[Problem statement] Print exactly what lies from the line with "Write a web" down to the line with "var textColor = '#595959';", counting both of those lines, but not the pictures.

Figure scripts:
──────────────────────────────

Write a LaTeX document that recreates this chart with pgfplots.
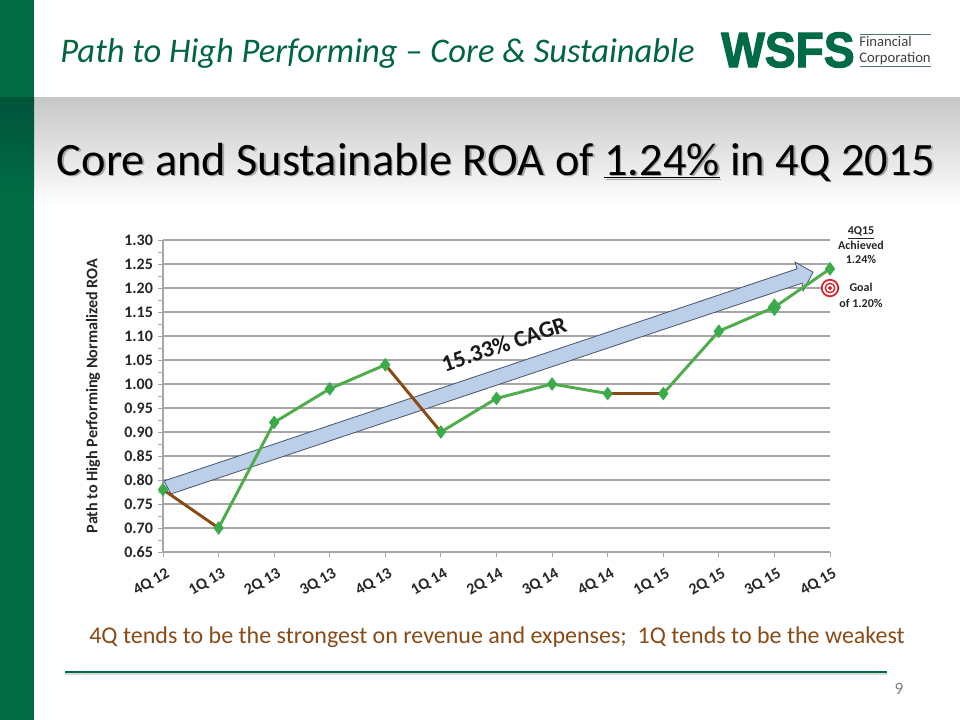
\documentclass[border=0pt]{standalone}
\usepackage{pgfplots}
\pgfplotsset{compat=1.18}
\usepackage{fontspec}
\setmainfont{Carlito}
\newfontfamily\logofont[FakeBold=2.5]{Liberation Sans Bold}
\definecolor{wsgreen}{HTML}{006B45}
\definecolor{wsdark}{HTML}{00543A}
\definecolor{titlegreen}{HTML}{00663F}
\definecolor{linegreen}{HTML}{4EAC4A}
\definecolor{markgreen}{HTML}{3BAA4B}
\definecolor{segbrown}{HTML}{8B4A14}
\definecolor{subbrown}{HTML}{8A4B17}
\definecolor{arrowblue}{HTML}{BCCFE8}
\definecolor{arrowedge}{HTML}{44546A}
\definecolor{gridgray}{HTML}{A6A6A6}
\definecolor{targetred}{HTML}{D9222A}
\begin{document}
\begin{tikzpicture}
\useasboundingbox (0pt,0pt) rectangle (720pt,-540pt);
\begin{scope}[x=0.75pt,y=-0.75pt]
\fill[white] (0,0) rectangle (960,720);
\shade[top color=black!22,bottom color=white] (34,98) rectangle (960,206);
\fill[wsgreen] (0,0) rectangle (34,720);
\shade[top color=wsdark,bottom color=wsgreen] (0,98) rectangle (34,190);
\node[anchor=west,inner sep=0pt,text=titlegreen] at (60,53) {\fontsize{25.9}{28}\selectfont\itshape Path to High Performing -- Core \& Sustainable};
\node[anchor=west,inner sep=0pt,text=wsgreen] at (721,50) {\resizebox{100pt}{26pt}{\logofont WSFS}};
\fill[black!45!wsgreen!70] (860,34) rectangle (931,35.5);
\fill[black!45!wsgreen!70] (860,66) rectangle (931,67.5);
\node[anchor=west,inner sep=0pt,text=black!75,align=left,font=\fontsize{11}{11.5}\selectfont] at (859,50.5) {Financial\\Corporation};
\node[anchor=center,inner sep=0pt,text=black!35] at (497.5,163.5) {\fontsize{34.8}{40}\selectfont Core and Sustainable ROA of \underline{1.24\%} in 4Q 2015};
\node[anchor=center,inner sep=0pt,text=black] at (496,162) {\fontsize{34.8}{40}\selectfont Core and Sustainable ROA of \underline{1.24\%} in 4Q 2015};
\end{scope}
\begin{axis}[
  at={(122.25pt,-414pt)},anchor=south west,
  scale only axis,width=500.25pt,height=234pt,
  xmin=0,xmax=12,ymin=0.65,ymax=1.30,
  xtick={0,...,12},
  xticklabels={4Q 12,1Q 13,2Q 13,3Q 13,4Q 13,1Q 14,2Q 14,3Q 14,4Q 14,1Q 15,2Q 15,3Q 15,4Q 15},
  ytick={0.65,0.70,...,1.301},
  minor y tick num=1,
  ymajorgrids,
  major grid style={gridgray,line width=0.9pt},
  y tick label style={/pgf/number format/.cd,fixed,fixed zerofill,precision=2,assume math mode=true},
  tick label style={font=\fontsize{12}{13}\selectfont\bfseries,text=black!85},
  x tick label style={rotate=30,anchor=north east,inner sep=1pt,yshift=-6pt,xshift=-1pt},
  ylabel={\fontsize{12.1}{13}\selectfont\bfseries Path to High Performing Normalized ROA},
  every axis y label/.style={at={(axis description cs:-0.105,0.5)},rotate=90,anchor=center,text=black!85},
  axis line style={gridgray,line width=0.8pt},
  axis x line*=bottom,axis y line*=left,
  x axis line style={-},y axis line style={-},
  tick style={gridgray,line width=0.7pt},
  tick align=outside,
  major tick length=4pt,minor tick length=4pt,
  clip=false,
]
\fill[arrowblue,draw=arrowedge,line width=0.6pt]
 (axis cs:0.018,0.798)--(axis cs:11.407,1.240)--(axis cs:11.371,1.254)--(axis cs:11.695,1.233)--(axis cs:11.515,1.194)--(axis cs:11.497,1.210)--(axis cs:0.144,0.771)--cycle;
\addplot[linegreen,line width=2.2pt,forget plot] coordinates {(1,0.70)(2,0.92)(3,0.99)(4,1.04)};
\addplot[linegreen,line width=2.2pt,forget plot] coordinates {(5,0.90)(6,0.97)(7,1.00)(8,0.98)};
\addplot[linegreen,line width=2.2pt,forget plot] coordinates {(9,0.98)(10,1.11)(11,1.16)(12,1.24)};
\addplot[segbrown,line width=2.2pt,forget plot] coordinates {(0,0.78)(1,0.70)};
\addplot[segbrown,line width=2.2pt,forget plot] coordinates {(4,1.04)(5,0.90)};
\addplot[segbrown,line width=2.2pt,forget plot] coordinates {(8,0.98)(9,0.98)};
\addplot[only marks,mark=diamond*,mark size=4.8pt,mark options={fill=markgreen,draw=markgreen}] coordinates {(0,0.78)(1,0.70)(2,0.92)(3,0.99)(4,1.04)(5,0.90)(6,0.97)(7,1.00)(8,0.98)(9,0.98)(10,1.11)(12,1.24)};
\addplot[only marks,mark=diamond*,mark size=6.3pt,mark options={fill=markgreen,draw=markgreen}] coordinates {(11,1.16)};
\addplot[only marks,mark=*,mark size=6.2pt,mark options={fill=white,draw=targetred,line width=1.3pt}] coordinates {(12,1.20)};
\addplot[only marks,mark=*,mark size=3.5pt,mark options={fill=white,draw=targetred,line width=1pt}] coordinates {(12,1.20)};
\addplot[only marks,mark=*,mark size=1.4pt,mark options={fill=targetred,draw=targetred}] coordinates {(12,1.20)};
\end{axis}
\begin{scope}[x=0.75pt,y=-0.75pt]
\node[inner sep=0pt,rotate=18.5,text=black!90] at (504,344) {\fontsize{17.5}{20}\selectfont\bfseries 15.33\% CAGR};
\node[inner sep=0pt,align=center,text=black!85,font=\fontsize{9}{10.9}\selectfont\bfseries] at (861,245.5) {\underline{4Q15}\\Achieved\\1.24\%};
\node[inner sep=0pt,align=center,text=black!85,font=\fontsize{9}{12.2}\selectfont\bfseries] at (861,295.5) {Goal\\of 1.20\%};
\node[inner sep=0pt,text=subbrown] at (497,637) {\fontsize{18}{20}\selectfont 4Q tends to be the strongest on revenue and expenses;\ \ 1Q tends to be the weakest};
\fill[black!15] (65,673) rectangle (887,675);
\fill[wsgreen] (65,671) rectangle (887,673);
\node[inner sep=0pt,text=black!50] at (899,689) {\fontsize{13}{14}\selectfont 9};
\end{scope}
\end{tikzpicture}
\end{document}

──────────────────────────────

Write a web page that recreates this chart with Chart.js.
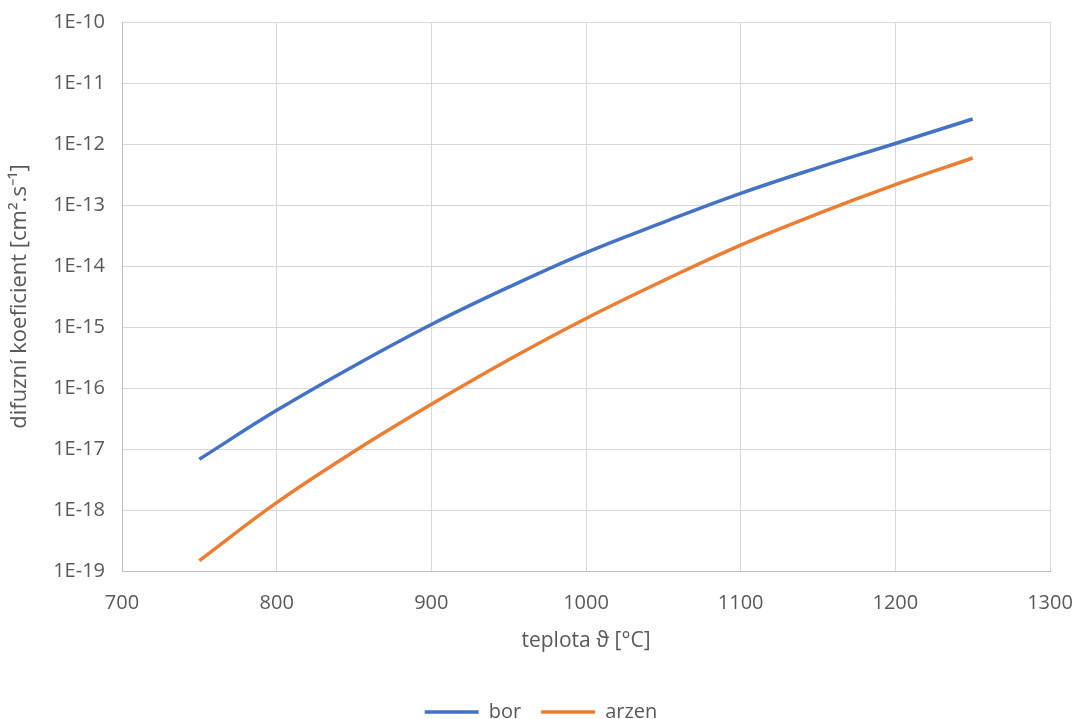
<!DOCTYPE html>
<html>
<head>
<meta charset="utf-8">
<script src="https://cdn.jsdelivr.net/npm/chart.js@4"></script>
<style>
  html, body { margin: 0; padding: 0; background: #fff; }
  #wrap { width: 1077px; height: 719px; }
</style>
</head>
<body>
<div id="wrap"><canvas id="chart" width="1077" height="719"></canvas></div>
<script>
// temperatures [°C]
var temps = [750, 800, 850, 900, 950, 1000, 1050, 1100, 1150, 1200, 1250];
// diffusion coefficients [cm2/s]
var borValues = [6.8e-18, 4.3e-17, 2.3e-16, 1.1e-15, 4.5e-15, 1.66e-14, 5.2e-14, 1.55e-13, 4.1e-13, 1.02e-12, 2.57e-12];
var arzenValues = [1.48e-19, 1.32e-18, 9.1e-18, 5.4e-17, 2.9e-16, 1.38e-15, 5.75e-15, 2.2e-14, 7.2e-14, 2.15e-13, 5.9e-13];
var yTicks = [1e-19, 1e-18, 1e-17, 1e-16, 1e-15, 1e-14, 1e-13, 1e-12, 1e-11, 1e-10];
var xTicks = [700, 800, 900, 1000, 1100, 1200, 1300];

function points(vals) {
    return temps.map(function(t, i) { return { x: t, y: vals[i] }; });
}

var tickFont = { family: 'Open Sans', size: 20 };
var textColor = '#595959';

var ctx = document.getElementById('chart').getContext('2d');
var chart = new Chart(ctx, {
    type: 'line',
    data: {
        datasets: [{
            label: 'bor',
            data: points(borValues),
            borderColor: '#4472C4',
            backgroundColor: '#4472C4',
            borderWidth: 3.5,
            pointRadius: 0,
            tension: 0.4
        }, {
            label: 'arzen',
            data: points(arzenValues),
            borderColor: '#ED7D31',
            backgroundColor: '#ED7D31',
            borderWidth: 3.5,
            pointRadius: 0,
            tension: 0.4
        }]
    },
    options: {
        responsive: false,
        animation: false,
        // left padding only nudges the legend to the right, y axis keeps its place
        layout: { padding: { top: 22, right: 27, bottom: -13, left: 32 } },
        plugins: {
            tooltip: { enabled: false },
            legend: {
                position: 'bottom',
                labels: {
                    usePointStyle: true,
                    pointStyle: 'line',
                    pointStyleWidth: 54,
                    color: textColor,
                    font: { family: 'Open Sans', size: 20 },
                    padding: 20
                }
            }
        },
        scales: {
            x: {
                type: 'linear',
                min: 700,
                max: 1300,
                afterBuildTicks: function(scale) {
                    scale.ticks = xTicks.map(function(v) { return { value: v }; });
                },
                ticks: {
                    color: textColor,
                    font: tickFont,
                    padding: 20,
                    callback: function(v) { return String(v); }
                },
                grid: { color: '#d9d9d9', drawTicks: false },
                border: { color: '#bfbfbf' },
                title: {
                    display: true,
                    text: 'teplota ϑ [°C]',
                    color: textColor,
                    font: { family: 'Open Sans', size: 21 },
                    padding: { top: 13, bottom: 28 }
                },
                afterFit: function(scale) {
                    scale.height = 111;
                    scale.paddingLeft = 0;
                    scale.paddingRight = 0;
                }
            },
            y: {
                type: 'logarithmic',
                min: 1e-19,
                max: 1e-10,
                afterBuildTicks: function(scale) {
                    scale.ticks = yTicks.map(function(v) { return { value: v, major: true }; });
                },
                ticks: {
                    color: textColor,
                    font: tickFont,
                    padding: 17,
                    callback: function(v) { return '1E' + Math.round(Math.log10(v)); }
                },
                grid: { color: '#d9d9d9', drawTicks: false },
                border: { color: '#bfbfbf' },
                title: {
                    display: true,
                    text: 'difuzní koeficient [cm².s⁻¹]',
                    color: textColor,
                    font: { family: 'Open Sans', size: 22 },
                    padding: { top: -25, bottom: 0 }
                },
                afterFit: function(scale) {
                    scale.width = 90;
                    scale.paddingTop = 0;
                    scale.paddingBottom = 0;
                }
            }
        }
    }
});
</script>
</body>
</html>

──────────────────────────────

[Answer to this task]
Write a web page that recreates this chart with Chart.js.
<!DOCTYPE html>
<html>
<head>
<meta charset="utf-8">
<script src="https://cdn.jsdelivr.net/npm/chart.js@4"></script>
<style>
  html, body { margin: 0; padding: 0; background: #fff; }
  #wrap { width: 1077px; height: 719px; }
</style>
</head>
<body>
<div id="wrap"><canvas id="chart" width="1077" height="719"></canvas></div>
<script>
// temperatures [°C]
var temps = [750, 800, 850, 900, 950, 1000, 1050, 1100, 1150, 1200, 1250];
// diffusion coefficients [cm2/s]
var borValues = [6.8e-18, 4.3e-17, 2.3e-16, 1.1e-15, 4.5e-15, 1.66e-14, 5.2e-14, 1.55e-13, 4.1e-13, 1.02e-12, 2.57e-12];
var arzenValues = [1.48e-19, 1.32e-18, 9.1e-18, 5.4e-17, 2.9e-16, 1.38e-15, 5.75e-15, 2.2e-14, 7.2e-14, 2.15e-13, 5.9e-13];
var yTicks = [1e-19, 1e-18, 1e-17, 1e-16, 1e-15, 1e-14, 1e-13, 1e-12, 1e-11, 1e-10];
var xTicks = [700, 800, 900, 1000, 1100, 1200, 1300];

function points(vals) {
    return temps.map(function(t, i) { return { x: t, y: vals[i] }; });
}

var tickFont = { family: 'Open Sans', size: 20 };
var textColor = '#595959';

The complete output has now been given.